Stated goal: Where a line below holds the string "script", copy that line.

Records shown:
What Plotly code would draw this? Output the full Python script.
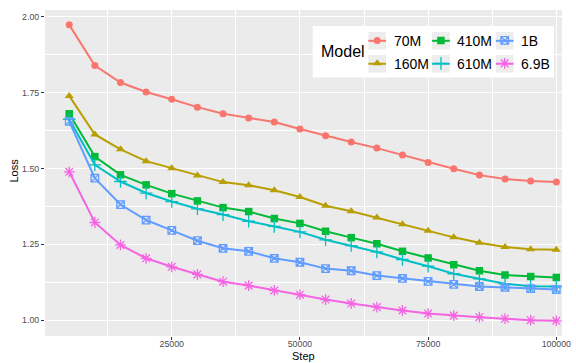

==

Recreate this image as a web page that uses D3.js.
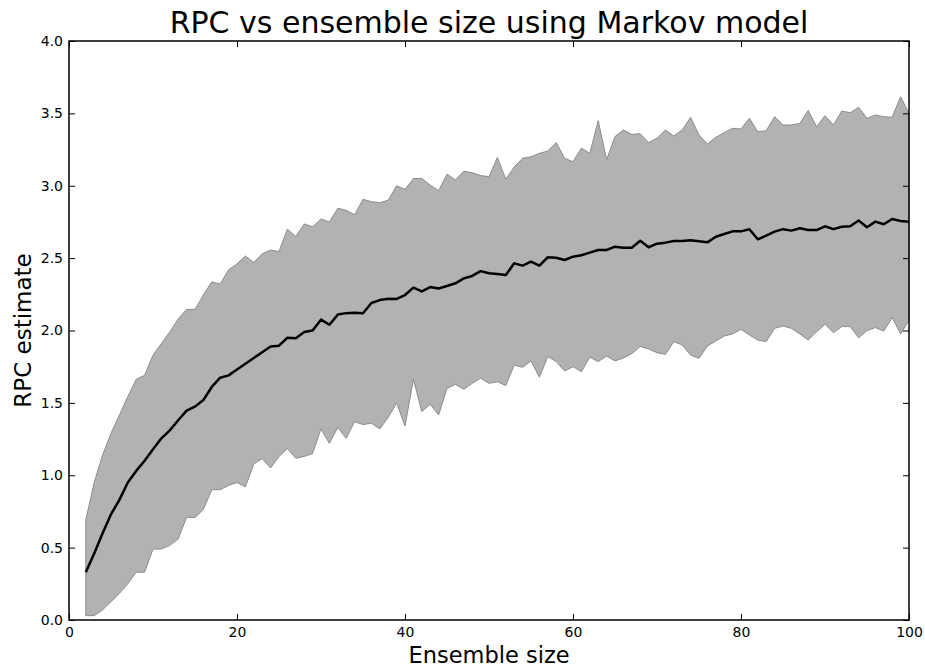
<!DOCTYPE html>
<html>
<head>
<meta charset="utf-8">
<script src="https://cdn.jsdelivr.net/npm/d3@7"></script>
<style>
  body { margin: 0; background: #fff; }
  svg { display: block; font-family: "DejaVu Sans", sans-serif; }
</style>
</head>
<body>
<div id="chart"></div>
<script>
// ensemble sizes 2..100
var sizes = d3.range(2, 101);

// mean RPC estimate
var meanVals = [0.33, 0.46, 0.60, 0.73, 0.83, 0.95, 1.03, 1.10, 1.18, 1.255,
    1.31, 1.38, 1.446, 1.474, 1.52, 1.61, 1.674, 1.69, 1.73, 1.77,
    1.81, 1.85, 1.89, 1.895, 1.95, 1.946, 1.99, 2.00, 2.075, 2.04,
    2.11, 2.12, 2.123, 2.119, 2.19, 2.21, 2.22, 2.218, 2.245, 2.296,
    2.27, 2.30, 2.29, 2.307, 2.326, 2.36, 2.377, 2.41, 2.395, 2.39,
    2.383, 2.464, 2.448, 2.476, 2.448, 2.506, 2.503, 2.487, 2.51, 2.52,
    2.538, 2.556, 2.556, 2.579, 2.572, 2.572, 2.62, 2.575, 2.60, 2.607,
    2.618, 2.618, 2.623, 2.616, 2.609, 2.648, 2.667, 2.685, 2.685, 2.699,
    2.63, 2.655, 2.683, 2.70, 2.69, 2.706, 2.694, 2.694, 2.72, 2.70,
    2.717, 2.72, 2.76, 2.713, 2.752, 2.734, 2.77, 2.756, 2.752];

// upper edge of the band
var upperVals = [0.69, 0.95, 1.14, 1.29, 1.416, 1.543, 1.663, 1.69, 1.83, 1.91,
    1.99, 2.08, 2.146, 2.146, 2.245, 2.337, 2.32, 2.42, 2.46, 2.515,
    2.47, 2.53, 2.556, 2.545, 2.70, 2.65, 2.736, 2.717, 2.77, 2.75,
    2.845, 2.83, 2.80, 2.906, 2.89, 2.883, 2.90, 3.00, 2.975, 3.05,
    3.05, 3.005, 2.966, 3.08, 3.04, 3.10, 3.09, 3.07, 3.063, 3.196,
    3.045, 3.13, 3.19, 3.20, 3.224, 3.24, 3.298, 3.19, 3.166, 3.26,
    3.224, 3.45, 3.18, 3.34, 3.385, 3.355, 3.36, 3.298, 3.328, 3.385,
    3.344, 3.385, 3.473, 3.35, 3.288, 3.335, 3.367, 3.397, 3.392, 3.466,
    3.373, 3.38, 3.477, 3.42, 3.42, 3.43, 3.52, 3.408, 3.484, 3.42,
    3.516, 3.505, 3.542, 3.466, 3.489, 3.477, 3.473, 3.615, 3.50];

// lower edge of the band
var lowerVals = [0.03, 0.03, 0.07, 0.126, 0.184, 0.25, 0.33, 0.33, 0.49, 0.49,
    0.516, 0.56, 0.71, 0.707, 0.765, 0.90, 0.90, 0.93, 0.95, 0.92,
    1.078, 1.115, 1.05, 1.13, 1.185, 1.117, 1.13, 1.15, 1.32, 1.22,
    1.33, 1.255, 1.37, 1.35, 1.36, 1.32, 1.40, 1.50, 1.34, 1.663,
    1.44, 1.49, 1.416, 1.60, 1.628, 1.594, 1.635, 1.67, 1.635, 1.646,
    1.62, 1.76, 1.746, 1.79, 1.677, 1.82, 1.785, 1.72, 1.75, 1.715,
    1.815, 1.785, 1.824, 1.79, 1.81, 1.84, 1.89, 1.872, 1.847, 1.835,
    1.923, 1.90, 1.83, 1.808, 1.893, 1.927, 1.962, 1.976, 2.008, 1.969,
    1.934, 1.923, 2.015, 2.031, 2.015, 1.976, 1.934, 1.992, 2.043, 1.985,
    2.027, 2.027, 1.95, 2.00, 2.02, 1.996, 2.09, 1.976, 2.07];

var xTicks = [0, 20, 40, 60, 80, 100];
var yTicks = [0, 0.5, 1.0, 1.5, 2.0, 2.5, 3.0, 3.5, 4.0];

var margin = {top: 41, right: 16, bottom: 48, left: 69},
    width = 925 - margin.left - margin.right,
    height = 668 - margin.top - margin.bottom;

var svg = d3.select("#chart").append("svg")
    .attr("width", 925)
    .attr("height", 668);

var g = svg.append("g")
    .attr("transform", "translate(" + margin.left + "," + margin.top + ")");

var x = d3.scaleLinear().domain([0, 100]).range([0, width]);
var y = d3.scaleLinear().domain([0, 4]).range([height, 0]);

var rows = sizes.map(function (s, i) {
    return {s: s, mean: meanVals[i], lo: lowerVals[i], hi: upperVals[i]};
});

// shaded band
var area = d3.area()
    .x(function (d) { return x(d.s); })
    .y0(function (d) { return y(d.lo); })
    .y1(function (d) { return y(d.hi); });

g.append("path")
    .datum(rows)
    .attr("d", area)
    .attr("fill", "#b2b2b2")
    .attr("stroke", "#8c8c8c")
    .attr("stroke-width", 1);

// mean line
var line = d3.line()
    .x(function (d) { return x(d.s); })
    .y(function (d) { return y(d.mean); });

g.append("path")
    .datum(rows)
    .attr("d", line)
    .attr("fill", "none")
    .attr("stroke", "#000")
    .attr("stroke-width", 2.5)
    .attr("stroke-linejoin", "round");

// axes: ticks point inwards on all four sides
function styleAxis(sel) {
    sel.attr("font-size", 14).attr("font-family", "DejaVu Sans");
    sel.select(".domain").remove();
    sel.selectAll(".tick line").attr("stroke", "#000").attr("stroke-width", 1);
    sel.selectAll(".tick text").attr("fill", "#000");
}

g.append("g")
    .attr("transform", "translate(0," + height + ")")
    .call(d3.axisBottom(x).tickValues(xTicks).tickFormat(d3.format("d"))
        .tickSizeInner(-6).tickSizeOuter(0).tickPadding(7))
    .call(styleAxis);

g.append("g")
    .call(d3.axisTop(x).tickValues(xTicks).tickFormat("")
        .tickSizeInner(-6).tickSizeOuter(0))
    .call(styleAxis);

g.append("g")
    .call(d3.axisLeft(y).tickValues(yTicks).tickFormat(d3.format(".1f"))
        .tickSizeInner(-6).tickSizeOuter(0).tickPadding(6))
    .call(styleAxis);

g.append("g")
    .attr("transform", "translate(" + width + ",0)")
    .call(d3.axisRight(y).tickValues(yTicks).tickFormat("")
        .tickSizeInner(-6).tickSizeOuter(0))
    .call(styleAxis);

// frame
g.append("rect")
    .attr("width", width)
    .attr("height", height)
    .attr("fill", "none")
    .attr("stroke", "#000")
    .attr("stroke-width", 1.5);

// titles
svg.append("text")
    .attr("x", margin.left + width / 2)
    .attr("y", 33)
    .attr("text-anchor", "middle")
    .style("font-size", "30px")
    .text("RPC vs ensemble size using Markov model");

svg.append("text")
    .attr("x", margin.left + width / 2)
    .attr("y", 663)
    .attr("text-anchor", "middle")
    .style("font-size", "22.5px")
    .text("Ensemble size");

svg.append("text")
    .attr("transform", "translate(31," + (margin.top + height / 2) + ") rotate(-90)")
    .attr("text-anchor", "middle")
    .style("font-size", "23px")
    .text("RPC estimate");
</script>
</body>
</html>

Response to the exercise:
What Plotly code would draw this? Output the full Python script.
<script src="https://cdn.jsdelivr.net/npm/d3@7"></script>
<script>
</script>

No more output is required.